More recently, University of Colorado astrobiologist Bruce Jakosky, who has worked with NASA in the search for extraterrestrial life, asked rhetorically: “Was there a distinct moment when Earth went from having no life to having life, as if a switch were flipped? The answer is ‘probably not.’” Aristotle, Haldane, Dupre, O’Malley and Jakosky are not alone, however, among eminent scientists in holding this view. Bohr, the Danish physicist who made seminal contributions to quantum mechanics, agreed, stating that the “very definitions of life and mechanics … are ultimately a matter of convenience…. [T]he question of a limitation of physics in biology would lose any meaning if, instead of distinguishing between living organisms and inanimate bodies, we extended the idea of life to all natural phenomena.”

This argument shares many obvious similarities with the argument for panpsychism in earlier essays in this series – the idea that all things have some type of experience that becomes more complex as the organization of matter becomes more complex. We see now that “life” and “consciousness” may be viewed as different terms for the same phenomenon. As matter becomes more complex, it becomes more alive and more conscious. These are simply two ways of saying the same thing.

We reach, with this analysis, a smooth synthesis of physics and biology – as Whitehead suggests in the quote at the beginning of this essay. Physics is the science of fundamental physical forms, organisms, which are just a little bit alive. Biology is, then, simply the science of more complex organisms. The practical dividing line between these two fields becomes arbitrary and a matter of convenience. There is no real dividing line at all.

So what is life? We are led in the final analysis to realize that Schrödinger was right in his assertion that the defining characteristic of life is negentropy – a tendency toward order, toward form. Life is the universal process of creating and maintaining new forms, instead of the opposite tendency to destroy form. Entropy, the second law of thermodynamics is, in this view, a postulate that is in the process of being disproven as we realize that life is all-pervasive. This is another way of stating Schrödinger’s insights. This view of life as universal is known as hylozoism or panzoism.

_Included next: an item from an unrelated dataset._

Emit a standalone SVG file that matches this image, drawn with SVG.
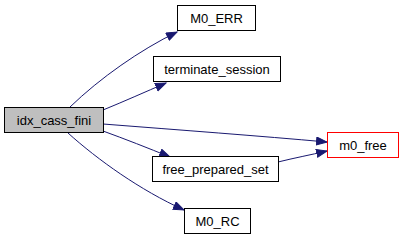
<svg xmlns="http://www.w3.org/2000/svg" width="403" height="240" viewBox="0 0 403 240">
  <style>
    .node rect { fill: #ffffff; stroke: #000000; stroke-width: 1; }
    .node text { font-family: "Liberation Sans", Arial, sans-serif; font-size: 13px; fill: #000000; text-anchor: middle; }
    #n_root rect { fill: #bfbfbf; }
    #n_m0_free rect { stroke: #ff0000; }
    .edge { fill: none; stroke: #191970; stroke-width: 1; marker-end: url(#arrow); }
  </style>
  <defs>
    <marker id="arrow" markerUnits="userSpaceOnUse" markerWidth="13" markerHeight="10" refX="11" refY="4.5" orient="auto">
      <path d="M0.5,0.5 L11,4.5 L0.5,8.5 z" fill="#191970" stroke="#191970" stroke-width="1"/>
    </marker>
  </defs>

  <rect width="403" height="240" fill="#ffffff"/>

  <g id="edges">
    <path class="edge" d="M70,107 C100,78 140,50 177,32"/>
    <path class="edge" d="M103,110 C125,101 145,92 166,83"/>
    <path class="edge" d="M103,124 C180,130 260,136 327,142"/>
    <path class="edge" d="M103,131 C125,139 148,148 170,157"/>
    <path class="edge" d="M68,133 C98,160 140,190 184,210"/>
    <path class="edge" d="M278,162 C294,158 310,155 327,151"/>
  </g>

  <g id="n_root" class="node">
    <rect x="4.5" y="107.5" width="99" height="25"/>
    <text x="54" y="124.5">idx_cass_fini</text>
  </g>
  <g id="n_M0_ERR" class="node">
    <rect x="177.5" y="5.5" width="78" height="25"/>
    <text x="216.5" y="22.5">M0_ERR</text>
  </g>
  <g id="n_terminate_session" class="node">
    <rect x="153.5" y="56.5" width="127" height="25"/>
    <text x="217" y="73.5">terminate_session</text>
  </g>
  <g id="n_m0_free" class="node">
    <rect x="327.5" y="132.5" width="71" height="25"/>
    <text x="363" y="149.5">m0_free</text>
  </g>
  <g id="n_free_prepared_set" class="node">
    <rect x="152.5" y="156.5" width="126" height="25"/>
    <text x="215.5" y="173.5">free_prepared_set</text>
  </g>
  <g id="n_M0_RC" class="node">
    <rect x="184.5" y="208.5" width="66" height="25"/>
    <text x="217.5" y="225.5">M0_RC</text>
  </g>
</svg>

Life is simply shorthand for the complexity of matter and mind – which are two aspects of the same thing. That is, each real thing is both matter and mind. We apply the label of “life” as a matter of convenience to more complex forms of matter and mind. But there is no point at which a particular collection of matter suddenly becomes alive. Life does not “emerge.” (Life does, however, disappear rather suddenly, from particular organisms, as we are reminded all too often. Death becomes, in this view of life, a matter of different levels of organization: when a given organism dies, its status as a unitary subject, a unitary organism, disappears even as its constituents may keep on living. I will be fleshing out my thoughts on death in later essays.)

This view of life and consciousness as two terms for the same phenomenon provides a unifying framework for physics, biology and the study of consciousness. While the particular tools for studying phenomena within each field as we know it today will remain different in practice, having a unifying philosophical framework can be helpful in reaching new insights.